▸ GIVEN MATERIAL
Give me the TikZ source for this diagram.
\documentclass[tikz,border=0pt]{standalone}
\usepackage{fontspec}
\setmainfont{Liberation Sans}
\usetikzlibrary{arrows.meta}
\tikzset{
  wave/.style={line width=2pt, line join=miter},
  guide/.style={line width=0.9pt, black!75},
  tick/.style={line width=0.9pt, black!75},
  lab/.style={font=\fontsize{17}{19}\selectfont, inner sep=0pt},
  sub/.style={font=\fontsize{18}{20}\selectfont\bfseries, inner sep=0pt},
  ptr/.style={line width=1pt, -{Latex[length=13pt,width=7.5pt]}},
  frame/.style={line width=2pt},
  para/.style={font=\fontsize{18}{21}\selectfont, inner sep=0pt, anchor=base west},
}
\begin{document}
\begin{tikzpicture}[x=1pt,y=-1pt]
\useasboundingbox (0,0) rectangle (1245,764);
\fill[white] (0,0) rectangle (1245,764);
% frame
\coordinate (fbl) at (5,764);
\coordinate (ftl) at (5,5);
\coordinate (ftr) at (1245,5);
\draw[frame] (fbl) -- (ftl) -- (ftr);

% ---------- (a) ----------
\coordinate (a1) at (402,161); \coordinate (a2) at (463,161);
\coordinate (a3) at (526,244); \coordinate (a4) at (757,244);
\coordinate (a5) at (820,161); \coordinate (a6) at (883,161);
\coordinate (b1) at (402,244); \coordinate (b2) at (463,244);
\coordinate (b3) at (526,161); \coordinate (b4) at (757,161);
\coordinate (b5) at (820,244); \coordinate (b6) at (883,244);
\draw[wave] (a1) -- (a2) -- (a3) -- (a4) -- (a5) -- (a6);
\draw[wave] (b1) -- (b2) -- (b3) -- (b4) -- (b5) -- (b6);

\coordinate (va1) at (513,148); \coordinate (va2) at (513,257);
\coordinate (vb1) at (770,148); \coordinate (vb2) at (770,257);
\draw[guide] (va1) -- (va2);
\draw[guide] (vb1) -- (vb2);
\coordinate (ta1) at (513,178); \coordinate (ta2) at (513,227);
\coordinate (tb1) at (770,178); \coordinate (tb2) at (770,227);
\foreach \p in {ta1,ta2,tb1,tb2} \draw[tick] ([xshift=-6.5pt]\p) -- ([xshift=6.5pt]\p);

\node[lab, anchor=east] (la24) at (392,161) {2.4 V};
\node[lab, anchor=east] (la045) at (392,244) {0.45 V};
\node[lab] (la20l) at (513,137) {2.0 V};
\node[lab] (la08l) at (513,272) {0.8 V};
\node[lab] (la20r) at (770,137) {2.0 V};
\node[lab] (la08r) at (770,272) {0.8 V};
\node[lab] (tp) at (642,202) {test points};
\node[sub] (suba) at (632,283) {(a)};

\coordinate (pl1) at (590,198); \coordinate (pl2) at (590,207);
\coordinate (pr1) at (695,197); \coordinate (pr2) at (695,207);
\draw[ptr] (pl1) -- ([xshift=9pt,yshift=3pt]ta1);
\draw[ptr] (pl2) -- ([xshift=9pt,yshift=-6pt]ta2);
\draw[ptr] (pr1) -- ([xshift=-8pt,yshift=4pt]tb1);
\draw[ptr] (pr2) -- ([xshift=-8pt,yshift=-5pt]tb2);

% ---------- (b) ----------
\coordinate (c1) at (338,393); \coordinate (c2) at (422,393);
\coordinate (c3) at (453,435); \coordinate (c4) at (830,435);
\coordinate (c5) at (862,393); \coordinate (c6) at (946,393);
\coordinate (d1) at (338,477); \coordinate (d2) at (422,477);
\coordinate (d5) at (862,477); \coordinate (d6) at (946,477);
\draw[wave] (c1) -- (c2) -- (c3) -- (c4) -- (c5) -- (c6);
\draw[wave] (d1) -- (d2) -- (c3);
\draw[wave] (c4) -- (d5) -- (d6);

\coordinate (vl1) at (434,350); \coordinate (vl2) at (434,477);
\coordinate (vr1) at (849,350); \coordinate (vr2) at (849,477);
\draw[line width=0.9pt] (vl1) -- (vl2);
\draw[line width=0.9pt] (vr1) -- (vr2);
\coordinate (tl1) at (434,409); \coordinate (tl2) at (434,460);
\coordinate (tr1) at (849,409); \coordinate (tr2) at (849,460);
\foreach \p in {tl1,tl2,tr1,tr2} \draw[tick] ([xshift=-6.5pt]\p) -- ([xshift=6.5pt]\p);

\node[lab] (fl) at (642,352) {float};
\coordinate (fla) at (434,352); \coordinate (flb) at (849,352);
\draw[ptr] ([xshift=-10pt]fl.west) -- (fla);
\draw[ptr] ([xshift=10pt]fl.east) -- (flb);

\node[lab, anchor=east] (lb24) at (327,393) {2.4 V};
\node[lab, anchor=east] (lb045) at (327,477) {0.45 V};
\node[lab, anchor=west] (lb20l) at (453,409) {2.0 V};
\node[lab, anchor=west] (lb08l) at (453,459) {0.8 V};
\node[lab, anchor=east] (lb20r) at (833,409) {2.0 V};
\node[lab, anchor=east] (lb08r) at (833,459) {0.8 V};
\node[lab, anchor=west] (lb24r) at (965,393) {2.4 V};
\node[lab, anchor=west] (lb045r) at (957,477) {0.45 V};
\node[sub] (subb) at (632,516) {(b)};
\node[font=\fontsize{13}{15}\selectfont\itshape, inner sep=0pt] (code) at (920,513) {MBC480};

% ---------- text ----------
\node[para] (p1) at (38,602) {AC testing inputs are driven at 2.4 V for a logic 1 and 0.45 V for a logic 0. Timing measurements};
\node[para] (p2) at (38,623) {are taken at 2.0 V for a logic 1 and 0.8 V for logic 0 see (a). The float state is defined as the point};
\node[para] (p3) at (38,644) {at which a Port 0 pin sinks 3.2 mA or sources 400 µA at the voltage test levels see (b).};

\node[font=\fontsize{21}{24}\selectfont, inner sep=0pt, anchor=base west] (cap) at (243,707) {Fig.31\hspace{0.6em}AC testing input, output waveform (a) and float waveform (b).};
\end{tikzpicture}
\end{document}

▸ WORK INSTRUCTIONS
Repeat the data verbatim.

▸ FINAL RESULT
Give me the TikZ source for this diagram.
\documentclass[tikz,border=0pt]{standalone}
\usepackage{fontspec}
\setmainfont{Liberation Sans}
\usetikzlibrary{arrows.meta}
\tikzset{
  wave/.style={line width=2pt, line join=miter},
  guide/.style={line width=0.9pt, black!75},
  tick/.style={line width=0.9pt, black!75},
  lab/.style={font=\fontsize{17}{19}\selectfont, inner sep=0pt},
  sub/.style={font=\fontsize{18}{20}\selectfont\bfseries, inner sep=0pt},
  ptr/.style={line width=1pt, -{Latex[length=13pt,width=7.5pt]}},
  frame/.style={line width=2pt},
  para/.style={font=\fontsize{18}{21}\selectfont, inner sep=0pt, anchor=base west},
}
\begin{document}
\begin{tikzpicture}[x=1pt,y=-1pt]
\useasboundingbox (0,0) rectangle (1245,764);
\fill[white] (0,0) rectangle (1245,764);
% frame
\coordinate (fbl) at (5,764);
\coordinate (ftl) at (5,5);
\coordinate (ftr) at (1245,5);
\draw[frame] (fbl) -- (ftl) -- (ftr);

% ---------- (a) ----------
\coordinate (a1) at (402,161); \coordinate (a2) at (463,161);
\coordinate (a3) at (526,244); \coordinate (a4) at (757,244);
\coordinate (a5) at (820,161); \coordinate (a6) at (883,161);
\coordinate (b1) at (402,244); \coordinate (b2) at (463,244);
\coordinate (b3) at (526,161); \coordinate (b4) at (757,161);
\coordinate (b5) at (820,244); \coordinate (b6) at (883,244);
\draw[wave] (a1) -- (a2) -- (a3) -- (a4) -- (a5) -- (a6);
\draw[wave] (b1) -- (b2) -- (b3) -- (b4) -- (b5) -- (b6);

\coordinate (va1) at (513,148); \coordinate (va2) at (513,257);
\coordinate (vb1) at (770,148); \coordinate (vb2) at (770,257);
\draw[guide] (va1) -- (va2);
\draw[guide] (vb1) -- (vb2);
\coordinate (ta1) at (513,178); \coordinate (ta2) at (513,227);
\coordinate (tb1) at (770,178); \coordinate (tb2) at (770,227);
\foreach \p in {ta1,ta2,tb1,tb2} \draw[tick] ([xshift=-6.5pt]\p) -- ([xshift=6.5pt]\p);

\node[lab, anchor=east] (la24) at (392,161) {2.4 V};
\node[lab, anchor=east] (la045) at (392,244) {0.45 V};
\node[lab] (la20l) at (513,137) {2.0 V};
\node[lab] (la08l) at (513,272) {0.8 V};
\node[lab] (la20r) at (770,137) {2.0 V};
\node[lab] (la08r) at (770,272) {0.8 V};
\node[lab] (tp) at (642,202) {test points};
\node[sub] (suba) at (632,283) {(a)};

\coordinate (pl1) at (590,198); \coordinate (pl2) at (590,207);
\coordinate (pr1) at (695,197); \coordinate (pr2) at (695,207);
\draw[ptr] (pl1) -- ([xshift=9pt,yshift=3pt]ta1);
\draw[ptr] (pl2) -- ([xshift=9pt,yshift=-6pt]ta2);
\draw[ptr] (pr1) -- ([xshift=-8pt,yshift=4pt]tb1);
\draw[ptr] (pr2) -- ([xshift=-8pt,yshift=-5pt]tb2);

% ---------- (b) ----------
\coordinate (c1) at (338,393); \coordinate (c2) at (422,393);
\coordinate (c3) at (453,435); \coordinate (c4) at (830,435);
\coordinate (c5) at (862,393); \coordinate (c6) at (946,393);
\coordinate (d1) at (338,477); \coordinate (d2) at (422,477);
\coordinate (d5) at (862,477); \coordinate (d6) at (946,477);
\draw[wave] (c1) -- (c2) -- (c3) -- (c4) -- (c5) -- (c6);
\draw[wave] (d1) -- (d2) -- (c3);
\draw[wave] (c4) -- (d5) -- (d6);

\coordinate (vl1) at (434,350); \coordinate (vl2) at (434,477);
\coordinate (vr1) at (849,350); \coordinate (vr2) at (849,477);
\draw[line width=0.9pt] (vl1) -- (vl2);
\draw[line width=0.9pt] (vr1) -- (vr2);
\coordinate (tl1) at (434,409); \coordinate (tl2) at (434,460);
\coordinate (tr1) at (849,409); \coordinate (tr2) at (849,460);
\foreach \p in {tl1,tl2,tr1,tr2} \draw[tick] ([xshift=-6.5pt]\p) -- ([xshift=6.5pt]\p);

\node[lab] (fl) at (642,352) {float};
\coordinate (fla) at (434,352); \coordinate (flb) at (849,352);
\draw[ptr] ([xshift=-10pt]fl.west) -- (fla);
\draw[ptr] ([xshift=10pt]fl.east) -- (flb);

\node[lab, anchor=east] (lb24) at (327,393) {2.4 V};
\node[lab, anchor=east] (lb045) at (327,477) {0.45 V};
\node[lab, anchor=west] (lb20l) at (453,409) {2.0 V};
\node[lab, anchor=west] (lb08l) at (453,459) {0.8 V};
\node[lab, anchor=east] (lb20r) at (833,409) {2.0 V};
\node[lab, anchor=east] (lb08r) at (833,459) {0.8 V};
\node[lab, anchor=west] (lb24r) at (965,393) {2.4 V};
\node[lab, anchor=west] (lb045r) at (957,477) {0.45 V};
\node[sub] (subb) at (632,516) {(b)};
\node[font=\fontsize{13}{15}\selectfont\itshape, inner sep=0pt] (code) at (920,513) {MBC480};

% ---------- text ----------
\node[para] (p1) at (38,602) {AC testing inputs are driven at 2.4 V for a logic 1 and 0.45 V for a logic 0. Timing measurements};
\node[para] (p2) at (38,623) {are taken at 2.0 V for a logic 1 and 0.8 V for logic 0 see (a). The float state is defined as the point};
\node[para] (p3) at (38,644) {at which a Port 0 pin sinks 3.2 mA or sources 400 µA at the voltage test levels see (b).};

\node[font=\fontsize{21}{24}\selectfont, inner sep=0pt, anchor=base west] (cap) at (243,707) {Fig.31\hspace{0.6em}AC testing input, output waveform (a) and float waveform (b).};
\end{tikzpicture}
\end{document}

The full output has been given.